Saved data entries
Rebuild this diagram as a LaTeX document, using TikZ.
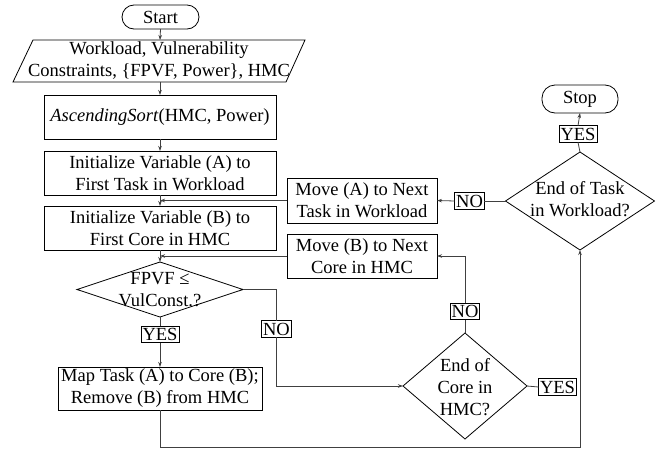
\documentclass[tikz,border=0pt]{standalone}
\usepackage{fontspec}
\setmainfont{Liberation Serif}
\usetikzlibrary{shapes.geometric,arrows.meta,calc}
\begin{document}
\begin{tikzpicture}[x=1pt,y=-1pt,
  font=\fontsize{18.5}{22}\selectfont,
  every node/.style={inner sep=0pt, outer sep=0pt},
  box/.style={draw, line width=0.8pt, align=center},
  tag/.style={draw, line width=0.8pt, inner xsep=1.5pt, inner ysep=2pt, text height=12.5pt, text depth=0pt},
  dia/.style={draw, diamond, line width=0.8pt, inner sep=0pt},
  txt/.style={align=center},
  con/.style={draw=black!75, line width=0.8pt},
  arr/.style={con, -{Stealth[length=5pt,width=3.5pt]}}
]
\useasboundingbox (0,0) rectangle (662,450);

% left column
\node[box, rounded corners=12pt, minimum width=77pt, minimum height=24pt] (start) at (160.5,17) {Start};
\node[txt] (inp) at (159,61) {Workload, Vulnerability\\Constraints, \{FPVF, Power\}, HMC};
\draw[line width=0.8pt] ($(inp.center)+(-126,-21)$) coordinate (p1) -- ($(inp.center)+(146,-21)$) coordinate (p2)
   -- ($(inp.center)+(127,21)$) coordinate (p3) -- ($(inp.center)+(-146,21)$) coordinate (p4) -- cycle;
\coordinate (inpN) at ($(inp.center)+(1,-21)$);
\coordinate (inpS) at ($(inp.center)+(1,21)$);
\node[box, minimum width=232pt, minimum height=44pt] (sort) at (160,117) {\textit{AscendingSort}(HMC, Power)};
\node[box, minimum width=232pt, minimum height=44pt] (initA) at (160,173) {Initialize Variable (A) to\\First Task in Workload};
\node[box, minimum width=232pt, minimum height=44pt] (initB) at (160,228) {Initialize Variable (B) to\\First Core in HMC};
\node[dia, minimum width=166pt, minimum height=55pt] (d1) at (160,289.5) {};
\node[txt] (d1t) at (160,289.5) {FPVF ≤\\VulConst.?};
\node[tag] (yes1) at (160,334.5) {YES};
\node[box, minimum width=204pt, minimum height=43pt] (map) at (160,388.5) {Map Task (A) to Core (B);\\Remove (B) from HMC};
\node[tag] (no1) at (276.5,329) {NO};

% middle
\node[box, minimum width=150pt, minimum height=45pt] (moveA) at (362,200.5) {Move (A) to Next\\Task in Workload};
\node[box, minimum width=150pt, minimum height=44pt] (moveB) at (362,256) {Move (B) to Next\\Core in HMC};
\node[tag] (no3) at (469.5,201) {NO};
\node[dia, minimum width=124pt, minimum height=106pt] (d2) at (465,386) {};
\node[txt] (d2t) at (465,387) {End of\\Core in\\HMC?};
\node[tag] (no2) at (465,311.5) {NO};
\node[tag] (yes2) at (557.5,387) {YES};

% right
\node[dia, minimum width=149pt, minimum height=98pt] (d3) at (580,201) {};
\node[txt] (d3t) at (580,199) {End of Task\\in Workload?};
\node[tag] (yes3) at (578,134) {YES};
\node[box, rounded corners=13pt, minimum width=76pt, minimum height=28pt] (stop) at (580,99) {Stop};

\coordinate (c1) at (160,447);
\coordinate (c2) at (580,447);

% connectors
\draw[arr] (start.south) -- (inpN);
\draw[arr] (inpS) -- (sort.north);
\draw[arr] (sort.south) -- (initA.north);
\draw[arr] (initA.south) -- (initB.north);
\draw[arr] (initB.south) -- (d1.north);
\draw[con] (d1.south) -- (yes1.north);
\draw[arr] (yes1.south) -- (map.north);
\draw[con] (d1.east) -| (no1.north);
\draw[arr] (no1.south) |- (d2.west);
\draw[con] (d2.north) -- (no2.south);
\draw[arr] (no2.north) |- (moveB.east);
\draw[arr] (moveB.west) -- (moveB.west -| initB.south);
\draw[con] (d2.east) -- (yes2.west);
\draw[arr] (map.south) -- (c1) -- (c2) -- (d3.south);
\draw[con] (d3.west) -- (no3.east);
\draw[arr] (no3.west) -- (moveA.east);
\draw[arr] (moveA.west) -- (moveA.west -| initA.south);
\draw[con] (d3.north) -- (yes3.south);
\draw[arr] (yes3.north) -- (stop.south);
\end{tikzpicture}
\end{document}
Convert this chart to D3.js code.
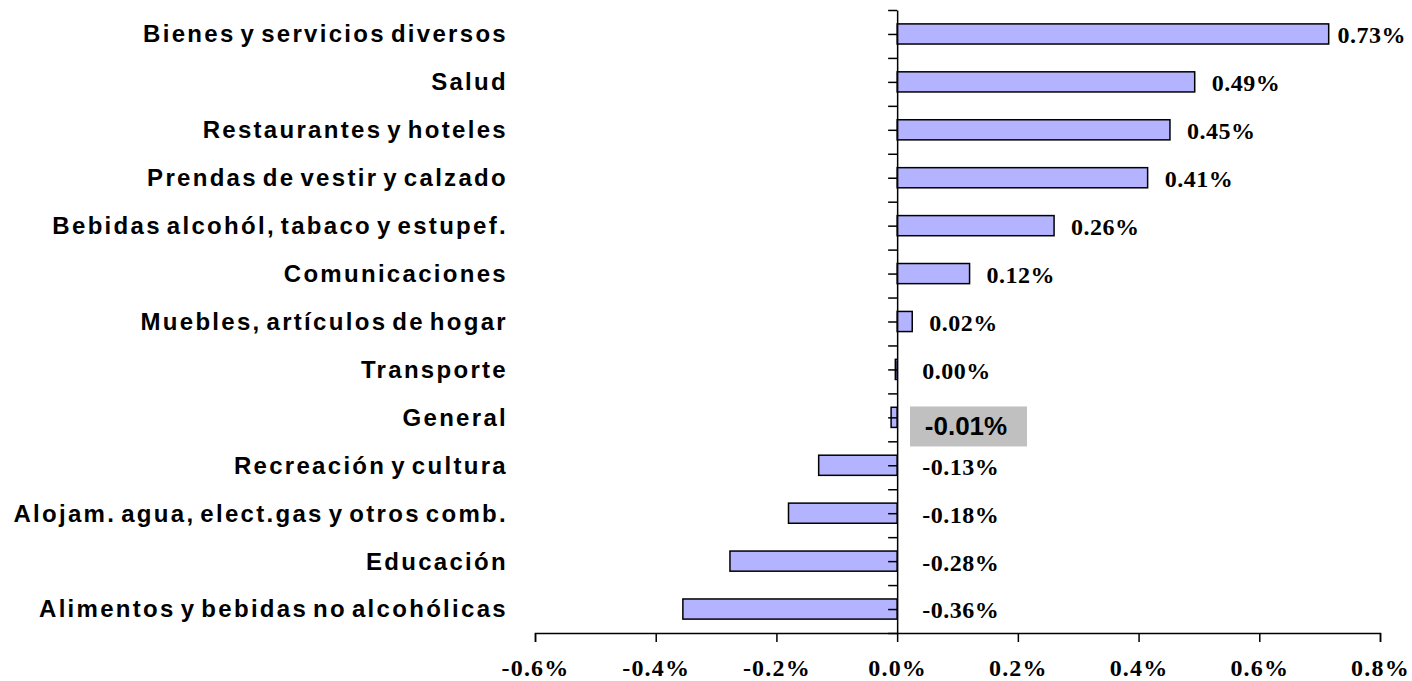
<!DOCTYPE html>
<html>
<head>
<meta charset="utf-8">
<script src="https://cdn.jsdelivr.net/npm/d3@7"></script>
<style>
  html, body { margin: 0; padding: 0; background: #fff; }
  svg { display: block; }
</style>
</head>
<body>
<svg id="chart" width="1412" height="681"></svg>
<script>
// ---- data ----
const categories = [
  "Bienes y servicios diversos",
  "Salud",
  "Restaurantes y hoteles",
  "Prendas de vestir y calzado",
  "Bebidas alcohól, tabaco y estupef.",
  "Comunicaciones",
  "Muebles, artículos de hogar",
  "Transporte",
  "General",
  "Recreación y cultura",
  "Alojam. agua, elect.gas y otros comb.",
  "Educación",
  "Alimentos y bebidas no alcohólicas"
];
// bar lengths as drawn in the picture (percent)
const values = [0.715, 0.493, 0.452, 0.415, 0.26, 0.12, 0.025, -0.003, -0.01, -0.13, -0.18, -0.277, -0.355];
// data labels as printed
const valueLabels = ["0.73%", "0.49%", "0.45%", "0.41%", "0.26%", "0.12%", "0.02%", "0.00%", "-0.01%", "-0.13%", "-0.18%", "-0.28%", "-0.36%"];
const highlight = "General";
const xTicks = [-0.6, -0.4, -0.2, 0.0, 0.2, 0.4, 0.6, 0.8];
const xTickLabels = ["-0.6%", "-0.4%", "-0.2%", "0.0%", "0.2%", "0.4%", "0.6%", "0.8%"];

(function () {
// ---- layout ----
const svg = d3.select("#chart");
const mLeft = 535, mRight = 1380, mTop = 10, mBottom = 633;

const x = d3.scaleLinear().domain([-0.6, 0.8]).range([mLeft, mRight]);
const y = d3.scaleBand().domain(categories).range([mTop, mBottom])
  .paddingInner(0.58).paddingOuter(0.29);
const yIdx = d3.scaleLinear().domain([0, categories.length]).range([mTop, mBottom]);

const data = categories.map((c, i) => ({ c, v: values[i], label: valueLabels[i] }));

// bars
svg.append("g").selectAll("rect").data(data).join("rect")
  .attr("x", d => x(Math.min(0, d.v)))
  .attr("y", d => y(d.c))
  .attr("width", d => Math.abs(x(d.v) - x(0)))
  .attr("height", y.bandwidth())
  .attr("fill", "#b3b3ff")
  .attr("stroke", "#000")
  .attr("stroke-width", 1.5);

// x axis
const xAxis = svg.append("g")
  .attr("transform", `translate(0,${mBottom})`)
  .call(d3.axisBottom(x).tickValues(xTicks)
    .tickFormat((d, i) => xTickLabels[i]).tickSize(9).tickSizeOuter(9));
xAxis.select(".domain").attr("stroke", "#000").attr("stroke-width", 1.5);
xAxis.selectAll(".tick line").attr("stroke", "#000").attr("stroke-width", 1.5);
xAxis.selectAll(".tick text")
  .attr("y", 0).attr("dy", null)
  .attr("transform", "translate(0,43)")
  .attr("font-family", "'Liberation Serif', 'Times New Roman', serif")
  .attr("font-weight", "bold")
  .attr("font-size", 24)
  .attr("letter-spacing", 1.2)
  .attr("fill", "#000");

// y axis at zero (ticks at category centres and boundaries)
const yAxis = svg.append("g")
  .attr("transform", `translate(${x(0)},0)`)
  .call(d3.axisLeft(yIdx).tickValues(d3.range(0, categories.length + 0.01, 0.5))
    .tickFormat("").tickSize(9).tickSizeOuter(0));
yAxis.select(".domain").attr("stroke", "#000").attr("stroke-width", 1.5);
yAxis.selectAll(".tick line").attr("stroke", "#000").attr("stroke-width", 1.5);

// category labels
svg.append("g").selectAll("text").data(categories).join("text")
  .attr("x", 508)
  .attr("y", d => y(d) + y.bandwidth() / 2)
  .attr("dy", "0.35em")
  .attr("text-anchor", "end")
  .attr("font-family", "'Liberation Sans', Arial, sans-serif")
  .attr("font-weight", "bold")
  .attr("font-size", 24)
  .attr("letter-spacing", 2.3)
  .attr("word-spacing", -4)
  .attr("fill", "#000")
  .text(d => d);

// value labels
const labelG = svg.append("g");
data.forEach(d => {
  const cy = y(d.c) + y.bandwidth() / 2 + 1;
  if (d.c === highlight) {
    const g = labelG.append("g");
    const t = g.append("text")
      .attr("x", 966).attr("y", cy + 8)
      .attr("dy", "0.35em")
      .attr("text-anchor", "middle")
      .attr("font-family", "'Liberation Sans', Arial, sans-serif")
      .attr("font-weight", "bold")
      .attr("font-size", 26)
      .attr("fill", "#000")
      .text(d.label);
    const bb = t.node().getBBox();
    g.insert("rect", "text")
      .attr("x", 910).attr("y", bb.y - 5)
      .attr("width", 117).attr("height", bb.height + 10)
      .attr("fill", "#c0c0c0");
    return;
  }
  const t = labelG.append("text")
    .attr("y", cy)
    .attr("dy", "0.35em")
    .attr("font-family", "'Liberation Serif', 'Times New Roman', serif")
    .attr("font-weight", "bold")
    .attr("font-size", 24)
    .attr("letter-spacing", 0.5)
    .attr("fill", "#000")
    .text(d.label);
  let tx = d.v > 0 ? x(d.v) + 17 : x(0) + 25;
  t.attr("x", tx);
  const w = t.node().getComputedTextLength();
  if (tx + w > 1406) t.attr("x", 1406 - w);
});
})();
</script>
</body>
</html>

*EXERCISE*
Search the lines for the string "chart" and copy every line that has it.

*FULL OUTPUT*
Convert this chart to D3.js code.
<svg id="chart" width="1412" height="681"></svg>
const svg = d3.select("#chart");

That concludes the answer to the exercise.